Adolescent Self-Assessment
Profile (ASAP)
This self-administered, 225-item, multi-scale inventory (Wanberg, 1992)
was developed on the basis of many variable research studies by Wanberg
and colleagues. The instrument provides an in-depth assessment of drug
involvement, including how often drug use occurs, the consequences and
benefits of drug use, as well as the major risk factors associated with
such involvement (e.g., deviance, peer influence). Supplemental scales,
which are based on common factors found within the specific psychosocial
and problem severity domains, can be scored as well. Extensive reliability
and validity data based on several "normal" groups are provided
in the manual.
Chemical Dependency
Assessment Profile (CDAP)
This 232-item self-report questionnaire assess 11 dimensions of drug
use, including expectations of use (e.g., drugs reduce tension), physiological
symptoms, the amount used and how often the use occurs, and attitude
toward treatment. A computer-generated report is provided. Limited normative
data are available thus far on only 86 subjects (Harrell, Honaker &
Davis, 1991).
Hilson Adolescent
Profile (HAP)
The HAP consists of 310 true-false items that cover 16 scales, two of
which measure alcohol and drug use. The other content scales correspond
to characteristics found in psychiatric diagnostic categories (e.g.,
antisocial behavior, depression) and psychosocial problems (e.g., home
life conflicts). Normative data have been collected from clinical patients,
juvenile offenders, and normal adolescents (Inwald, Brobst, & Morissey,
1986).
Juvenile Automated
Substance Abuse Evaluation (JASAE)
The JASAE (ADE Inc. 1987) is a computer-assisted, 108-item (T/F) instrument
that is based on a similar adult measure, the SALCE. The JASAE produces
a 5 category score, ranging from no use to drug abuse (including a suggested
DSM-IV classification), accompanied by a summary of drug use history.

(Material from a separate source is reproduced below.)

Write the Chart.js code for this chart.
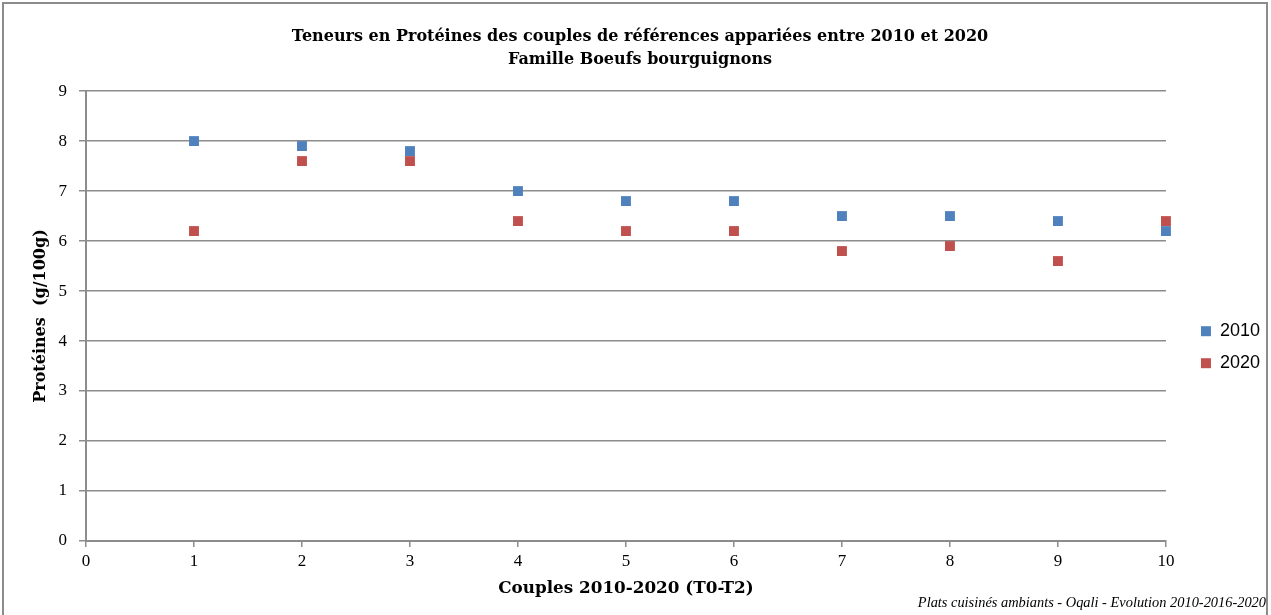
<!DOCTYPE html>
<html>
<head>
<meta charset="utf-8">
<script src="https://cdn.jsdelivr.net/npm/chart.js@4/dist/chart.umd.min.js"></script>
<style>
  html, body { margin: 0; padding: 0; background: #fff; }
  #wrap { position: relative; width: 1271px; height: 615px; overflow: hidden; }
  #frame { position: absolute; left: 2px; top: 2px; width: 1266px; height: 640px; border: 2px solid #8c8c8c; box-sizing: border-box; }
  canvas { position: absolute; left: 0; top: 0; }
  #source { position: absolute; right: 5px; top: 594px; font: italic 14.4px 'Liberation Serif', serif; line-height: 17px; color: #000; white-space: nowrap; }
</style>
</head>
<body>
<div id="wrap">
  <div id="frame"></div>
  <canvas id="chart" width="1271" height="615"></canvas>
  <div id="source">Plats cuisinés ambiants - Oqali - Evolution 2010-2016-2020</div>
</div>
<script>
// Data
const couples = [1, 2, 3, 4, 5, 6, 7, 8, 9, 10];
const proteines2010 = [8.0, 7.9, 7.8, 7.0, 6.8, 6.8, 6.5, 6.5, 6.4, 6.2];
const proteines2020 = [6.2, 7.6, 7.6, 6.4, 6.2, 6.2, 5.8, 5.9, 5.6, 6.4];
const seriesLabels = ['2010', '2020'];
const seriesColors = ['#4f81bd', '#c0504d'];

const titleSerif = "'DejaVu Serif', 'Liberation Serif', serif";
const serif = "'Liberation Serif', 'DejaVu Serif', serif";
const sans = "'Liberation Sans', 'Open Sans', sans-serif";
const gridGray = '#8c8c8c';

function toPoints(values) {
  return couples.map((c, i) => ({ x: c, y: values[i] }));
}

// push the legend a bit further from the plot, like the original
const legendOffset = {
  id: 'legendOffset',
  afterLayout(chart) {
    const lg = chart.legend;
    if (lg) { lg.left += 21; lg.right += 21; }
  },
};

const ctx = document.getElementById('chart').getContext('2d');
new Chart(ctx, {
  type: 'scatter',
  data: {
    datasets: [
      {
        label: seriesLabels[0],
        data: toPoints(proteines2010),
        backgroundColor: seriesColors[0],
        borderColor: seriesColors[0],
        pointStyle: 'rect',
        pointRadius: 7,
        borderWidth: 0,
        clip: false,
      },
      {
        label: seriesLabels[1],
        data: toPoints(proteines2020),
        backgroundColor: seriesColors[1],
        borderColor: seriesColors[1],
        pointStyle: 'rect',
        pointRadius: 7,
        borderWidth: 0,
        clip: false,
      },
    ],
  },
  plugins: [legendOffset],
  options: {
    responsive: false,
    animation: false,
    layout: { padding: { left: 31, right: 22, top: 0, bottom: 21 } },
    plugins: {
      title: {
        display: true,
        text: ['Teneurs en Protéines des couples de références appariées entre 2010 et 2020', 'Famille Boeufs bourguignons'],
        color: '#000',
        font: { family: titleSerif, size: 16, weight: 'bold', lineHeight: 1.44 },
        padding: { top: 25, bottom: 20 },
      },
      legend: {
        position: 'right',
        title: { display: true, text: '', padding: { top: 0, bottom: 86 } },
        labels: {
          boxWidth: 10,
          boxHeight: 10,
          color: '#000',
          font: { family: sans, size: 18 },
          padding: 14,
        },
      },
      tooltip: { enabled: false },
    },
    scales: {
      x: {
        type: 'linear',
        min: 0,
        max: 10,
        ticks: { stepSize: 1, color: '#000', font: { family: serif, size: 17 }, padding: 4 },
        grid: { drawOnChartArea: false, drawTicks: true, tickLength: 6, color: gridGray, lineWidth: 1.5 },
        border: { color: gridGray, width: 2 },
        title: {
          display: true,
          text: 'Couples 2010-2020 (T0-T2)',
          color: '#000',
          font: { family: titleSerif, size: 16.8, weight: 'bold' },
          padding: { top: 4, bottom: -5 },
        },
        afterFit: (scale) => { scale.height = 53; },
      },
      y: {
        type: 'linear',
        min: 0,
        max: 9,
        ticks: { stepSize: 1, color: '#000', font: { family: serif, size: 17 }, padding: 12 },
        grid: { color: gridGray, lineWidth: 1.5, drawTicks: true, tickLength: 7 },
        border: { color: gridGray, width: 2 },
        title: {
          display: true,
          text: 'Protéines  (g/100g)',
          color: '#000',
          font: { family: titleSerif, size: 16, weight: 'bold' },
          padding: 0,
        },
        afterFit: (scale) => { scale.width = 55; },
      },
    },
  },
});
</script>
</body>
</html>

The instrument also includes a measure of life stress and a scale for
test-taking attitude. The JASAE has been shown to discriminate clinical
groups from nonclinical groups.
Personal Experience
Inventory (PEI)
The PEI is a 276-item, multi-scale questionnaire that measures chemical
involvement problem severity (10 scales), psychosocial risk (or protective)
factors (12 scales), and the tendency for subjects to distort responses
(5 scales). Supplemental problem screens measure eating disorders, suicide
potential, physical/sexual abuse, and parental history of drug abuse.
The scoring program provides a computerized report that includes narratives
and standardized scores for each scale, as well as other clinical information.
Extensive normative and psychometric data (including test-re-test reliability
and convergent and predictive validity) are available (Winters &
Henly, 1989; Winters, Stinchfiled & Henly, 1996).